2022 me ha traído a Leo, mi sobrino, un bebé rebosante de luz que nos ha llenado a todos de cosas preciosas y que curó con su primer llanto alguna que otra herida que no terminaba de cicatrizar. Ahora están cerradas, y las cicatrices casi invisibles, como las de mi pecho.

Experiencias como formar parte del rodaje de una serie de la que ya hablaré largo y tendido, y de la que este periódico tiene conocimiento, firmar mi primer (y único) contrato de influencer por esto de tener unos rizos sanos y un estilillo curioso y visitar ciudades preciosas a las que estoy segura que volveremos.

Al 2023 no le pido mucho. Que los míos estén sanos, que sigamos siendo 5 en Noche Vieja y no 6 porque hayamos decidido que es mejor no llevar a mi abuela a casa y no porque no esté. Que mis padres descansen, de una vez por todas. Que disfruten, y sigan envejeciendo a mi lado por muchísimos años más.

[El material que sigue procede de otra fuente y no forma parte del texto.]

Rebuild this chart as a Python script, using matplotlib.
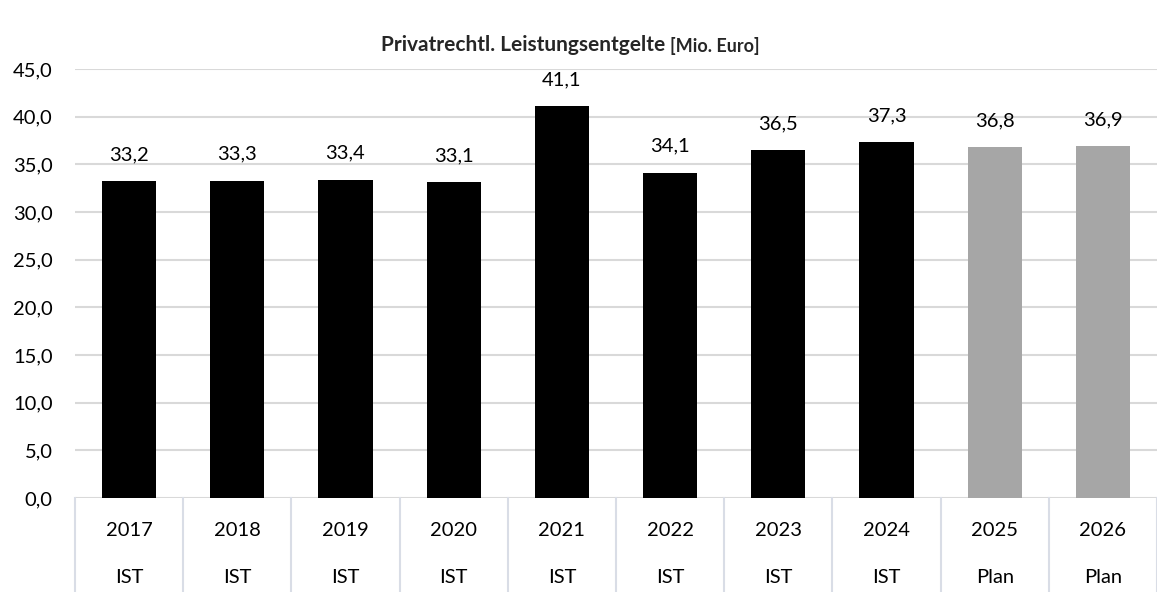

Que, cuando mi hermano esté del todo bien, nos vayamos los 4 por ahí de viaje. Como antes. Y cantarles canciones de Laura Pausini o Enrique Iglesias y que se rían de mí como cuando era pequeña y yo me enfadaba muchísimo.

Ahora prometo unirme a la risa, que no está la vida para enfados. Además, ahora mamá dice que canto muy bien. Y no sé si es verdad o no, oído tengo algo, pero voz poca. Lo que si es cierto es que canto a diario, que hasta hace poco me daba muchísima vergüenza hacerlo delante de nadie, tan siquiera de Pepe, y que ahora me da cada vez menos y disfruto más. Que se lo pregunten a Encarni, mi entrañable vecina, porque si yo oigo la risa de su bebé ella por narices tiene que oírme a mí cantar cuando estoy sola.

Al 2023 le pido seguir manteniendo la capacidad de abrazar a la tristeza cuando me habite, de querer a las personas como me nace de dentro y no por cómo ellas me quieran a mí. Porque, ya deberíamos haber aprendido la lección, esto del amor, da igual de qué vertiente hablemos, no se trata ni de una competición, ni de un pulso, ni mucho menos de una guerra de egos.

Y que si la forma de querer de otros me hace daño, pues entonces elijo intentar dejar de quererlas yo, pero que si decido hacerlo sea porque me hace bien y no porque la otra persona me tenga que querer como yo lo hago. Creo que me he explicado fatal, pero en mi cabeza sonaba genial.

Le pido poder seguir durmiendo del tirón, que a mis perros pueda faltarles en un momento dado cualquier cosa menos salud y que el olor de Pepe al despertar siga siendo mi favorito de entre todos los olores del mundo.

Y hasta aquí. Alguna que otra cosa más le pediría, no os voy a engañar, pero desde el año pasado intento ser cauta y realista con mis expectativas y la verdad es que no me ha ido mal. Gracias, por esperar y por estar. Y gracias, Juan, por ser tú. Vuelvo fuerte, tanto como el abrazo que os mando.